_WHAT TO WORK ON:_
Reproduce all the entries exactly and keep the pictures out.

_DATA:_
■ ■ ■ ■ ■
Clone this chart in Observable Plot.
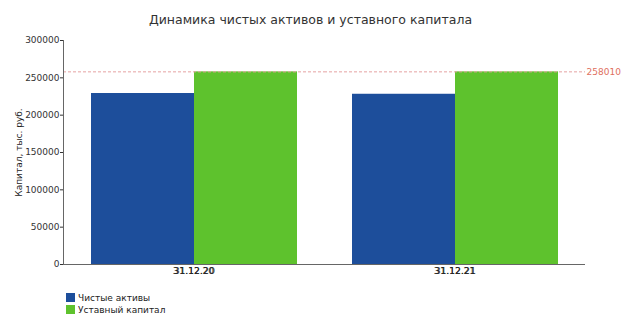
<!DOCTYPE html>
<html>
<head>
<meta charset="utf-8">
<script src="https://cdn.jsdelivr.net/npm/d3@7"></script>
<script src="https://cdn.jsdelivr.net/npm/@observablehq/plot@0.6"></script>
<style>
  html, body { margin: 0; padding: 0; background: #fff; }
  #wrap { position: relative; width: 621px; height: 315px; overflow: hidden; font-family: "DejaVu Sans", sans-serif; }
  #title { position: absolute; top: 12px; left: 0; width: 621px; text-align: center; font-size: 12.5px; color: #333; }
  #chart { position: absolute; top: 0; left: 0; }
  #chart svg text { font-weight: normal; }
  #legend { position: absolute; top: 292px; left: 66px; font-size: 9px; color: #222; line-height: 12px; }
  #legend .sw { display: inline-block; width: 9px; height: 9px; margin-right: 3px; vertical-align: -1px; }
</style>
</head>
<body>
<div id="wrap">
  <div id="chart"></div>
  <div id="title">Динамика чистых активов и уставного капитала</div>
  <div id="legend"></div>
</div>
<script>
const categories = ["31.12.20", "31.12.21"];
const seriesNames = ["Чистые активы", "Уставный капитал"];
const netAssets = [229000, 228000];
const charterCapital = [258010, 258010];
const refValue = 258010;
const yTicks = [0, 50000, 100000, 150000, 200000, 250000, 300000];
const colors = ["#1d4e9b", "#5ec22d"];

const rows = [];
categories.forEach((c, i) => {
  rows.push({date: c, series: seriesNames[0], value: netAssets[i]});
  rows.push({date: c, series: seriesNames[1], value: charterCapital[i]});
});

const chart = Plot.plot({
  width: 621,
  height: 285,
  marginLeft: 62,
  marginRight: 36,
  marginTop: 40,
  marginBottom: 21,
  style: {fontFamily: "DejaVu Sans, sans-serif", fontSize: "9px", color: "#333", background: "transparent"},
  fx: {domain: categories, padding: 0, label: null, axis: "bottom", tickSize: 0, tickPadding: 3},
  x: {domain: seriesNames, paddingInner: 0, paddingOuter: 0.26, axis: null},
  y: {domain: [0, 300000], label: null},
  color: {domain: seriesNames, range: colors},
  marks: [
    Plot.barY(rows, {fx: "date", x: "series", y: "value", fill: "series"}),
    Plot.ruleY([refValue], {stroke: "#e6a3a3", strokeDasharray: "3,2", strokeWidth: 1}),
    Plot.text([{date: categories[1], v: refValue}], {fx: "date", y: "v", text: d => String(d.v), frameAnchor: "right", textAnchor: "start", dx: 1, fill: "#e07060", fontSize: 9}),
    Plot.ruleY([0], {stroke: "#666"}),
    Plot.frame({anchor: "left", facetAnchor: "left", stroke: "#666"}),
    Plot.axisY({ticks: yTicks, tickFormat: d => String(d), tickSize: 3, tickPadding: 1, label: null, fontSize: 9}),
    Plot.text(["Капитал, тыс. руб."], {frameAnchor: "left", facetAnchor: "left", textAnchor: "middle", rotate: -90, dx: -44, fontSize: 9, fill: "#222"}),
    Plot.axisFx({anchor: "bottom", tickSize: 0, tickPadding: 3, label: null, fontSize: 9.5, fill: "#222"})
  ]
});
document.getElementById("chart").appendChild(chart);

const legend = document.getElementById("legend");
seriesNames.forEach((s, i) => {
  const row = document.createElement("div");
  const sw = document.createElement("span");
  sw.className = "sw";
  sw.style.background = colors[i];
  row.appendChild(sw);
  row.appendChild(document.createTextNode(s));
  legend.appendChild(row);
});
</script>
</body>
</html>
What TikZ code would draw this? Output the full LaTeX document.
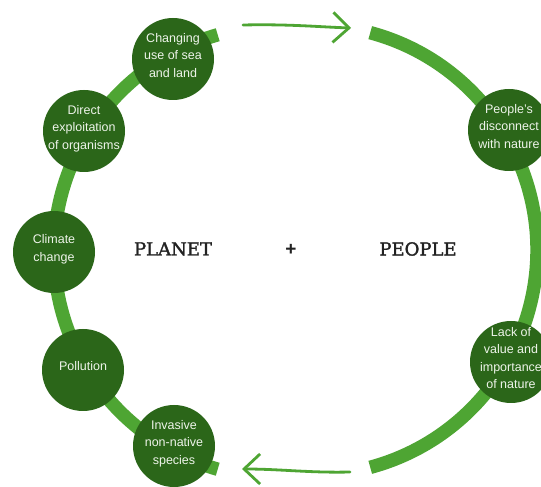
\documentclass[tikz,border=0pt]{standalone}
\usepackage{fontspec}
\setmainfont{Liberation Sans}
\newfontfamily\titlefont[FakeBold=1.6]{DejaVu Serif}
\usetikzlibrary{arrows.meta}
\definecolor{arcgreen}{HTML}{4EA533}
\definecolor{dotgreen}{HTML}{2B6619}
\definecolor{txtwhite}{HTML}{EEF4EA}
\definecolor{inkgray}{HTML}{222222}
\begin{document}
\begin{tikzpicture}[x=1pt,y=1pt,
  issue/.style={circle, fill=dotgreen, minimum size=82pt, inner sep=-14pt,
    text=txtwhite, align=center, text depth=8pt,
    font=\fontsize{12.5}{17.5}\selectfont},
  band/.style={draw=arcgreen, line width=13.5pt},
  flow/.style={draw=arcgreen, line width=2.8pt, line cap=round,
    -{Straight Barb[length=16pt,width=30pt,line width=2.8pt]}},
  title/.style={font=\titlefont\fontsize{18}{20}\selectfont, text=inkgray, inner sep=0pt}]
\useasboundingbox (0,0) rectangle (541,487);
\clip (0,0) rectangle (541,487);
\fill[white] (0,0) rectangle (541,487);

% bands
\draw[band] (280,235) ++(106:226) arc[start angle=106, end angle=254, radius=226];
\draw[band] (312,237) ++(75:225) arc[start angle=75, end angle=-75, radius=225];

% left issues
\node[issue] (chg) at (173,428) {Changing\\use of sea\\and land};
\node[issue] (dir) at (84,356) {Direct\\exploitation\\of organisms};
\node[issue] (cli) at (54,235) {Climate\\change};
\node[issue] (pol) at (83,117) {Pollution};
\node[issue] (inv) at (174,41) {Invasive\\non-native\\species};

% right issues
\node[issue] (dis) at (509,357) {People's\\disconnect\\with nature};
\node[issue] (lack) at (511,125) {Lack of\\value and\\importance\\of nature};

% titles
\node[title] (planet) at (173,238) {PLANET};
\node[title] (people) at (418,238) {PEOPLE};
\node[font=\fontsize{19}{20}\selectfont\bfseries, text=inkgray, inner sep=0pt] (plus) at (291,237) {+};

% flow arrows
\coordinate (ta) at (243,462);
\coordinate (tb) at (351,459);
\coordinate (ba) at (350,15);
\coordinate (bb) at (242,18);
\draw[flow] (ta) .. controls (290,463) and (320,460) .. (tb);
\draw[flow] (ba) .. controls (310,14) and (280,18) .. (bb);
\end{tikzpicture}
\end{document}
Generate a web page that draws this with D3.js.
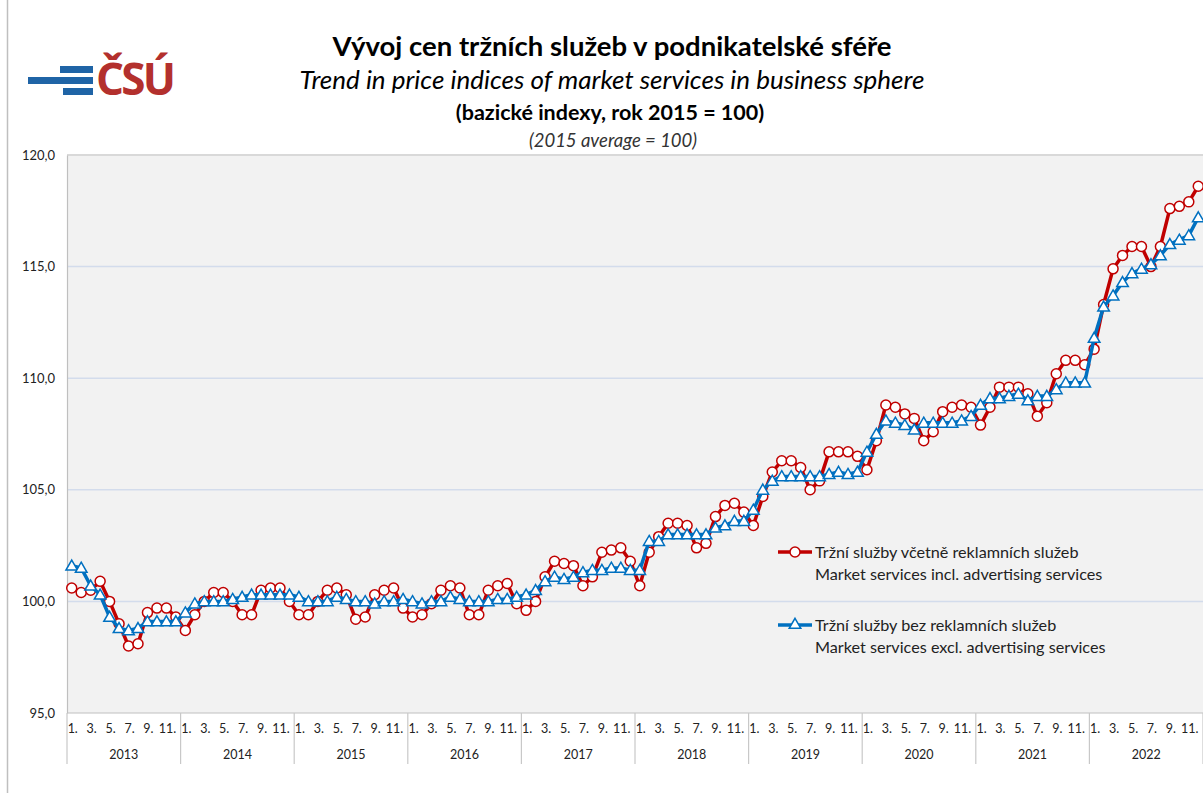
■ ■ ■ ■ ■
_SOLVED PROBLEM:_
Clone this chart in Observable Plot.
<!DOCTYPE html>
<html>
<head>
<meta charset="utf-8">
<script src="https://cdn.jsdelivr.net/npm/d3@7"></script>
<script src="https://cdn.jsdelivr.net/npm/@observablehq/plot@0.6"></script>
<style>
  html, body { margin: 0; padding: 0; background: #fff; }
  #wrap { position: relative; width: 621px; height: 315px; overflow: hidden; font-family: "DejaVu Sans", sans-serif; }
  #title { position: absolute; top: 12px; left: 0; width: 621px; text-align: center; font-size: 12.5px; color: #333; }
  #chart { position: absolute; top: 0; left: 0; }
  #chart svg text { font-weight: normal; }
  #legend { position: absolute; top: 292px; left: 66px; font-size: 9px; color: #222; line-height: 12px; }
  #legend .sw { display: inline-block; width: 9px; height: 9px; margin-right: 3px; vertical-align: -1px; }
</style>
</head>
<body>
<div id="wrap">
  <div id="chart"></div>
  <div id="title">Динамика чистых активов и уставного капитала</div>
  <div id="legend"></div>
</div>
<script>
const categories = ["31.12.20", "31.12.21"];
const seriesNames = ["Чистые активы", "Уставный капитал"];
const netAssets = [229000, 228000];
const charterCapital = [258010, 258010];
const refValue = 258010;
const yTicks = [0, 50000, 100000, 150000, 200000, 250000, 300000];
const colors = ["#1d4e9b", "#5ec22d"];

const rows = [];
categories.forEach((c, i) => {
  rows.push({date: c, series: seriesNames[0], value: netAssets[i]});
  rows.push({date: c, series: seriesNames[1], value: charterCapital[i]});
});

const chart = Plot.plot({
  width: 621,
  height: 285,
  marginLeft: 62,
  marginRight: 36,
  marginTop: 40,
  marginBottom: 21,
  style: {fontFamily: "DejaVu Sans, sans-serif", fontSize: "9px", color: "#333", background: "transparent"},
  fx: {domain: categories, padding: 0, label: null, axis: "bottom", tickSize: 0, tickPadding: 3},
  x: {domain: seriesNames, paddingInner: 0, paddingOuter: 0.26, axis: null},
  y: {domain: [0, 300000], label: null},
  color: {domain: seriesNames, range: colors},
  marks: [
    Plot.barY(rows, {fx: "date", x: "series", y: "value", fill: "series"}),
    Plot.ruleY([refValue], {stroke: "#e6a3a3", strokeDasharray: "3,2", strokeWidth: 1}),
    Plot.text([{date: categories[1], v: refValue}], {fx: "date", y: "v", text: d => String(d.v), frameAnchor: "right", textAnchor: "start", dx: 1, fill: "#e07060", fontSize: 9}),
    Plot.ruleY([0], {stroke: "#666"}),
    Plot.frame({anchor: "left", facetAnchor: "left", stroke: "#666"}),
    Plot.axisY({ticks: yTicks, tickFormat: d => String(d), tickSize: 3, tickPadding: 1, label: null, fontSize: 9}),
    Plot.text(["Капитал, тыс. руб."], {frameAnchor: "left", facetAnchor: "left", textAnchor: "middle", rotate: -90, dx: -44, fontSize: 9, fill: "#222"}),
    Plot.axisFx({anchor: "bottom", tickSize: 0, tickPadding: 3, label: null, fontSize: 9.5, fill: "#222"})
  ]
});
document.getElementById("chart").appendChild(chart);

const legend = document.getElementById("legend");
seriesNames.forEach((s, i) => {
  const row = document.createElement("div");
  const sw = document.createElement("span");
  sw.className = "sw";
  sw.style.background = colors[i];
  row.appendChild(sw);
  row.appendChild(document.createTextNode(s));
  legend.appendChild(row);
});
</script>
</body>
</html>
What TikZ code would draw this? Output the full LaTeX document.
\documentclass[tikz,border=0pt]{standalone}
\usepackage{fontspec}
\setmainfont{Liberation Sans}
\newfontfamily\titlefont[FakeBold=1.6]{DejaVu Serif}
\usetikzlibrary{arrows.meta}
\definecolor{arcgreen}{HTML}{4EA533}
\definecolor{dotgreen}{HTML}{2B6619}
\definecolor{txtwhite}{HTML}{EEF4EA}
\definecolor{inkgray}{HTML}{222222}
\begin{document}
\begin{tikzpicture}[x=1pt,y=1pt,
  issue/.style={circle, fill=dotgreen, minimum size=82pt, inner sep=-14pt,
    text=txtwhite, align=center, text depth=8pt,
    font=\fontsize{12.5}{17.5}\selectfont},
  band/.style={draw=arcgreen, line width=13.5pt},
  flow/.style={draw=arcgreen, line width=2.8pt, line cap=round,
    -{Straight Barb[length=16pt,width=30pt,line width=2.8pt]}},
  title/.style={font=\titlefont\fontsize{18}{20}\selectfont, text=inkgray, inner sep=0pt}]
\useasboundingbox (0,0) rectangle (541,487);
\clip (0,0) rectangle (541,487);
\fill[white] (0,0) rectangle (541,487);

% bands
\draw[band] (280,235) ++(106:226) arc[start angle=106, end angle=254, radius=226];
\draw[band] (312,237) ++(75:225) arc[start angle=75, end angle=-75, radius=225];

% left issues
\node[issue] (chg) at (173,428) {Changing\\use of sea\\and land};
\node[issue] (dir) at (84,356) {Direct\\exploitation\\of organisms};
\node[issue] (cli) at (54,235) {Climate\\change};
\node[issue] (pol) at (83,117) {Pollution};
\node[issue] (inv) at (174,41) {Invasive\\non-native\\species};

% right issues
\node[issue] (dis) at (509,357) {People's\\disconnect\\with nature};
\node[issue] (lack) at (511,125) {Lack of\\value and\\importance\\of nature};

% titles
\node[title] (planet) at (173,238) {PLANET};
\node[title] (people) at (418,238) {PEOPLE};
\node[font=\fontsize{19}{20}\selectfont\bfseries, text=inkgray, inner sep=0pt] (plus) at (291,237) {+};

% flow arrows
\coordinate (ta) at (243,462);
\coordinate (tb) at (351,459);
\coordinate (ba) at (350,15);
\coordinate (bb) at (242,18);
\draw[flow] (ta) .. controls (290,463) and (320,460) .. (tb);
\draw[flow] (ba) .. controls (310,14) and (280,18) .. (bb);
\end{tikzpicture}
\end{document}
Generate a web page that draws this with D3.js.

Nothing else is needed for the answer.